* Materials provided
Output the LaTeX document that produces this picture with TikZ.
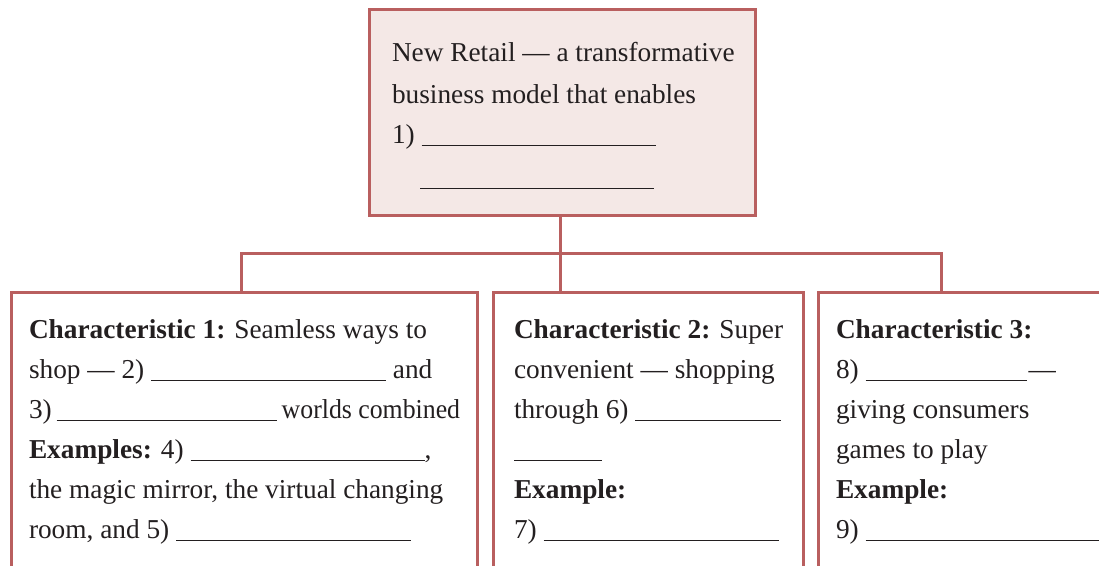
\documentclass[tikz,border=0pt]{standalone}
\usepackage{fontspec}
\usepackage{graphicx}
\setmainfont{Liberation Serif}
\definecolor{edge}{RGB}{185,95,95}
\definecolor{topfill}{RGB}{244,232,230}
\definecolor{ink}{RGB}{35,31,32}
\newcommand\blank[1]{\rule[-3pt]{#1pt}{1.3pt}}
\begin{document}
\begin{tikzpicture}[x=1pt,y=-1pt,
  box/.style={draw=edge, line width=3pt, anchor=north west, inner sep=0pt, outer sep=0pt},
  conn/.style={draw=edge, line width=3pt},
  txt/.style={anchor=base west, inner sep=0pt, outer sep=0pt, text=ink, font=\fontsize{27.3}{40}\selectfont}]
\useasboundingbox (0,0) rectangle (1099,565);
\clip (0,0) rectangle (1099,565);
% boxes
\node[box, fill=topfill, minimum width=386pt, minimum height=206pt] (top) at (369,9) {};
\node[box, fill=white, minimum width=466pt, minimum height=330pt] (b1) at (11,292) {};
\node[box, fill=white, minimum width=310pt, minimum height=330pt] (b2) at (493,292) {};
\node[box, fill=white, minimum width=320pt, minimum height=330pt] (b3) at (818,292) {};
% connectors
\coordinate (j1) at (241,253);
\coordinate (j2) at (560,253);
\coordinate (j3) at (941,253);
\draw[conn] (j2 |- top.south) -- (j2);
\draw[conn] (j1 |- b1.north) -- (j1) -- (j3) -- (j3 |- b3.north);
\draw[conn] (j2) -- (j2 |- b2.north);
% top text
\node[txt] (t1) at (392,61) {New Retail — a transformative};
\node[txt] (t2) at (392,103) {business model that enables};
\node[txt] (t3) at (392,143) {1) \blank{234}};
\node[txt] (t4) at (420,186) {\blank{234}};
% box 1 text
\node[txt] (a1) at (29,338) {\textbf{Characteristic 1:} Seamless ways to};
\node[txt] (a2) at (29,378) {shop — 2) \blank{235} and};
\node[txt] (a3) at (29,418) {3)\kern5pt\blank{220}\kern5pt\scalebox{0.945}[1]{worlds combined}};
\node[txt] (a4) at (29,458) {\textbf{Examples:} 4) \blank{234},};
\node[txt] (a5) at (29,498) {the magic mirror, the virtual changing};
\node[txt] (a6) at (29,538) {room, and 5) \blank{235}};
% box 2 text
\node[txt] (c1) at (514,338) {\textbf{Characteristic 2:} Super};
\node[txt] (c2) at (514,378) {convenient — shopping};
\node[txt] (c3) at (514,418) {through 6) \blank{146}};
\node[txt] (c4) at (514,458) {\blank{88}};
\node[txt] (c5) at (514,498) {\textbf{Example:}};
\node[txt] (c6) at (514,538) {7) \blank{235}};
% box 3 text
\node[txt] (d1) at (836,338) {\textbf{Characteristic 3:}};
\node[txt] (d2) at (836,378) {8) \blank{161}\kern2pt—};
\node[txt] (d3) at (836,418) {giving consumers};
\node[txt] (d4) at (836,458) {games to play};
\node[txt] (d5) at (836,498) {\textbf{Example:}};
\node[txt] (d6) at (836,538) {9) \blank{250}};
\end{tikzpicture}
\end{document}
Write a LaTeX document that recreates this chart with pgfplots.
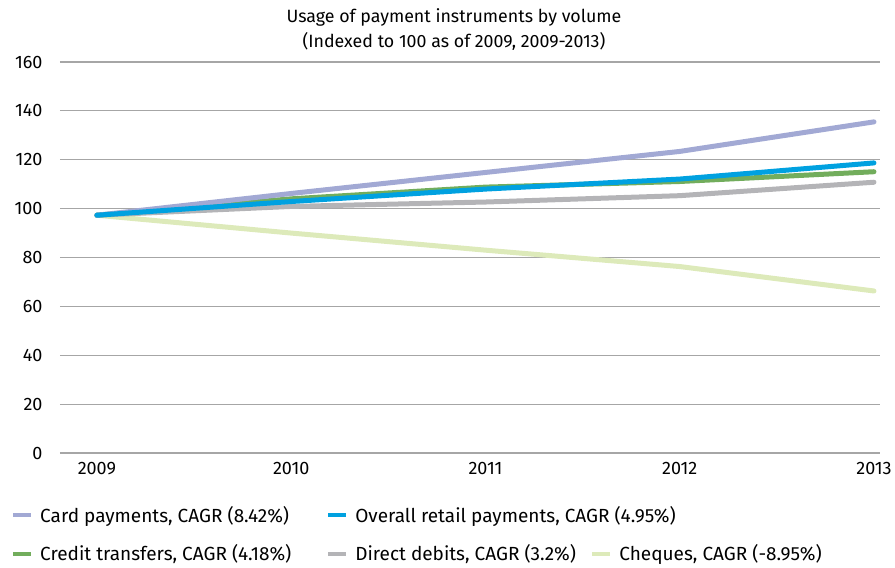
\documentclass[border=0pt]{standalone}
\usepackage{pgfplots}
\pgfplotsset{compat=1.18}
\usepackage{fontspec}
\setmainfont{Fira Sans}
\definecolor{cardc}{HTML}{A2A9D4}
\definecolor{overc}{HTML}{00A1E0}
\definecolor{credc}{HTML}{72AD5C}
\definecolor{dirc}{HTML}{B4B4B7}
\definecolor{cheqc}{HTML}{DDEABA}
\definecolor{gridc}{HTML}{A6A6A6}
\begin{document}
\begin{tikzpicture}
\path[use as bounding box] (0,0) rectangle (895pt,568pt);
\node[font=\fontsize{17.8}{25}\selectfont, align=center] at (454pt,538pt) {Usage of payment instruments by volume\\(Indexed to 100 as of 2009, 2009-2013)};
\begin{axis}[at={(60pt,115pt)}, anchor=south west, scale only axis,
  width=820pt, height=391pt,
  xmin=2008.81, xmax=2013.031, ymin=0, ymax=160,
  xtick={2009,2010,2011,2012,2013}, ytick={0,20,...,160},
  /pgf/number format/assume math mode=true,
  xticklabel style={/pgf/number format/1000 sep={}, font=\fontsize{18}{20}\selectfont, yshift=-6pt},
  yticklabel style={font=\fontsize{18}{20}\selectfont, xshift=-14pt},
  axis line style={draw=none}, tick style={draw=none},
  ymajorgrids, grid style={gridc, line width=1.2pt},
  every axis plot/.append style={line width=5pt, line cap=round, line join=round},
  legend columns=3,
  legend image code/.code={\draw[#1, line width=4pt, line cap=butt] (0pt,0pt) -- (18pt,0pt);},
  legend style={draw=none, fill=none, at={(0,0)}, anchor=north west, xshift=-52pt, yshift=-49pt,
    font=\fontsize{19}{21}\selectfont, row sep=17pt,
    /tikz/every odd column/.append style={column sep=5pt},
    /tikz/every even column/.append style={column sep=33pt}},
  legend cell align=left,
]
\addplot[cheqc, forget plot] coordinates {(2009,97.3) (2010,90.0) (2011,83.0) (2012,76.3) (2013,66.3)};
\addplot[dirc, forget plot] coordinates {(2009,97.3) (2010,100.9) (2011,102.7) (2012,105.3) (2013,110.8)};
\addplot[credc, forget plot] coordinates {(2009,97.3) (2010,104.0) (2011,108.8) (2012,111.1) (2013,115.1)};
\addplot[cardc, forget plot] coordinates {(2009,97.3) (2010,106.2) (2011,114.8) (2012,123.4) (2013,135.5)};
\addplot[overc, forget plot] coordinates {(2009,97.3) (2010,102.9) (2011,108.0) (2012,112.1) (2013,118.7)};
\addlegendimage{cardc}
\addlegendentry{Card payments, CAGR (8.42\%)}
\addlegendimage{overc}
\addlegendentry{\makebox[0pt][l]{Overall retail payments, CAGR (4.95\%)}}
\addlegendimage{empty legend}
\addlegendentry{}
\addlegendimage{credc}
\addlegendentry{Credit transfers, CAGR (4.18\%)}
\addlegendimage{dirc}
\addlegendentry{\makebox[200pt][l]{Direct debits, CAGR (3.2\%)}}
\addlegendimage{cheqc}
\addlegendentry{Cheques, CAGR (-8.95\%)}
\end{axis}
\end{tikzpicture}
\end{document}
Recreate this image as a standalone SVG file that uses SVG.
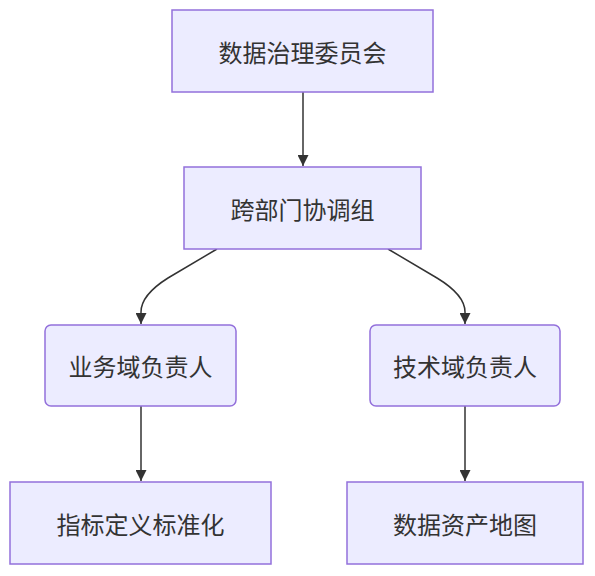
<svg xmlns="http://www.w3.org/2000/svg" width="595" height="576" viewBox="0 0 595 576">
<style>
.box{fill:#ECECFF;stroke:#9370DB;stroke-width:1.5}
.lbl{font-family:"Noto Sans CJK SC","Liberation Sans",sans-serif;font-size:24px;fill:#333;text-anchor:middle;dominant-baseline:central}
.edge{fill:none;stroke:#333;stroke-width:1.5}
</style>
<defs>
<marker id="arr" viewBox="0 0 10 10" refX="10" refY="5" markerWidth="12" markerHeight="11" markerUnits="userSpaceOnUse" orient="auto">
<path d="M0,0 L10,5 L0,10 z" fill="#333"/>
</marker>
</defs>
<rect width="595" height="576" fill="#fff"/>
<g id="edges">
<path class="edge" d="M303,92 L303,166" marker-end="url(#arr)"/>
<path class="edge" d="M217,249 L168,278 Q141,295 141,312 L141,324" marker-end="url(#arr)"/>
<path class="edge" d="M388,249 L437,278 Q465,295 465,312 L465,324" marker-end="url(#arr)"/>
<path class="edge" d="M141,406 L141,481" marker-end="url(#arr)"/>
<path class="edge" d="M465,406 L465,481" marker-end="url(#arr)"/>
</g>
<g id="n1"><rect class="box" x="172" y="10" width="261" height="82"/><text class="lbl" x="302.5" y="51">数据治理委员会</text></g>
<g id="n2"><rect class="box" x="184" y="167" width="237" height="82"/><text class="lbl" x="302.5" y="208">跨部门协调组</text></g>
<g id="n3"><rect class="box" x="45" y="325" width="191" height="81" rx="6"/><text class="lbl" x="140.5" y="365.5">业务域负责人</text></g>
<g id="n4"><rect class="box" x="370" y="325" width="190" height="81" rx="6"/><text class="lbl" x="465" y="365.5">技术域负责人</text></g>
<g id="n5"><rect class="box" x="10" y="482" width="261" height="82"/><text class="lbl" x="140.5" y="523">指标定义标准化</text></g>
<g id="n6"><rect class="box" x="347" y="482" width="236" height="82"/><text class="lbl" x="465" y="523">数据资产地图</text></g>
</svg>
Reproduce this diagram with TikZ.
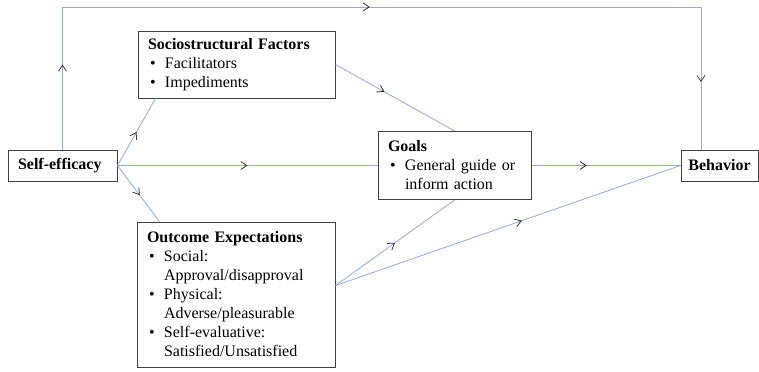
\documentclass[tikz,border=0pt]{standalone}
\usepackage{fontspec}
\setmainfont{Liberation Serif}
\usepackage{tikz}
\usetikzlibrary{arrows.meta,decorations.markings}

\newcommand{\bul}{\makebox[12.75pt][l]{\hspace{1.5pt}\textbullet}}
\newcommand{\gap}{\hphantom{\bul}}

\begin{document}
\begin{tikzpicture}[x=0.75pt,y=-0.75pt,
    box/.style={draw=black!75,line width=0.75pt,align=left,inner xsep=7.5pt,inner ysep=0pt,
        font=\fontsize{12}{14.25}\selectfont},
    link/.style={draw={rgb,255:red,143;green,170;blue,220},line width=0.6pt},
    barb/.tip={Straight Barb[color=black!80,length=4.5pt,width=6pt,line width=0.6pt]},
    midarrow/.style={postaction={decorate},
        decoration={markings,mark=at position #1 with {\arrow{barb}}}},
    looparrows/.style={postaction={decorate},
        decoration={markings,
            mark=at position 0.092 with {\arrow{barb}},
            mark=at position 0.487 with {\arrow{barb}},
            mark=at position 0.927 with {\arrow{barb}}}}]
\useasboundingbox (0,0) rectangle (759,371);

\node[box,text width=66.75pt,minimum height=23.25pt] (self) at (62.5,165.5) {\textbf{Self-efficacy}};
\node[box,text width=132.75pt,minimum height=50.25pt] (socio) at (236.5,64.5)
    {\textbf{Sociostructural Factors}\\ \bul Facilitators\\ \bul Impediments};
\node[box,text width=99.75pt,minimum height=51pt] (goals) at (454.5,165.5)
    {\textbf{Goals}\\ \bul General guide or\\ \gap inform action};
\node[box,text width=133.5pt,minimum height=108.75pt] (outcome) at (236,294.5)
    {\textbf{Outcome Expectations}\\ \bul Social:\\ \gap Approval/disapproval\\
     \bul Physical:\\ \gap Adverse/pleasurable\\ \bul Self-evaluative:\\ \gap Satisfied/Unsatisfied};
\node[box,inner xsep=0pt,minimum width=57.75pt,minimum height=23.25pt] (behav) at (719.5,165.5) {\textbf{Behavior}};

\coordinate (split) at ([yshift=6.75pt]outcome.east);
\coordinate (top) at (701,7);

\draw[link,midarrow=0.5] (self.east) -- (goals.west);
\draw[link,midarrow=0.37] (goals.east) -- (behav.west);
\draw[link,midarrow=0.41] (socio.east) -- (goals.north);
\draw[link,midarrow=0.5] (self.east) -- ([xshift=13.5pt]socio.south west);
\draw[link,midarrow=0.53] (self.east) -- ([xshift=17.25pt]outcome.north west);
\draw[link,midarrow=0.5] (split) -- (goals.south);
\draw[link,midarrow=0.54] (split) -- (behav.west);
\draw[link,looparrows] (self.north) |- (top) -- (top |- behav.north);

\end{tikzpicture}
\end{document}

* Written instruction
Copy, exactly as they stand, the lines from the one that holds "Reproduce this diagram with TikZ." to the one that holds "(top) at (701,7);", both included, and drop every picture.

* Task result
Reproduce this diagram with TikZ.
\documentclass[tikz,border=0pt]{standalone}
\usepackage{fontspec}
\setmainfont{Liberation Serif}
\usepackage{tikz}
\usetikzlibrary{arrows.meta,decorations.markings}

\newcommand{\bul}{\makebox[12.75pt][l]{\hspace{1.5pt}\textbullet}}
\newcommand{\gap}{\hphantom{\bul}}

\begin{document}
\begin{tikzpicture}[x=0.75pt,y=-0.75pt,
    box/.style={draw=black!75,line width=0.75pt,align=left,inner xsep=7.5pt,inner ysep=0pt,
        font=\fontsize{12}{14.25}\selectfont},
    link/.style={draw={rgb,255:red,143;green,170;blue,220},line width=0.6pt},
    barb/.tip={Straight Barb[color=black!80,length=4.5pt,width=6pt,line width=0.6pt]},
    midarrow/.style={postaction={decorate},
        decoration={markings,mark=at position #1 with {\arrow{barb}}}},
    looparrows/.style={postaction={decorate},
        decoration={markings,
            mark=at position 0.092 with {\arrow{barb}},
            mark=at position 0.487 with {\arrow{barb}},
            mark=at position 0.927 with {\arrow{barb}}}}]
\useasboundingbox (0,0) rectangle (759,371);

\node[box,text width=66.75pt,minimum height=23.25pt] (self) at (62.5,165.5) {\textbf{Self-efficacy}};
\node[box,text width=132.75pt,minimum height=50.25pt] (socio) at (236.5,64.5)
    {\textbf{Sociostructural Factors}\\ \bul Facilitators\\ \bul Impediments};
\node[box,text width=99.75pt,minimum height=51pt] (goals) at (454.5,165.5)
    {\textbf{Goals}\\ \bul General guide or\\ \gap inform action};
\node[box,text width=133.5pt,minimum height=108.75pt] (outcome) at (236,294.5)
    {\textbf{Outcome Expectations}\\ \bul Social:\\ \gap Approval/disapproval\\
     \bul Physical:\\ \gap Adverse/pleasurable\\ \bul Self-evaluative:\\ \gap Satisfied/Unsatisfied};
\node[box,inner xsep=0pt,minimum width=57.75pt,minimum height=23.25pt] (behav) at (719.5,165.5) {\textbf{Behavior}};

\coordinate (split) at ([yshift=6.75pt]outcome.east);
\coordinate (top) at (701,7);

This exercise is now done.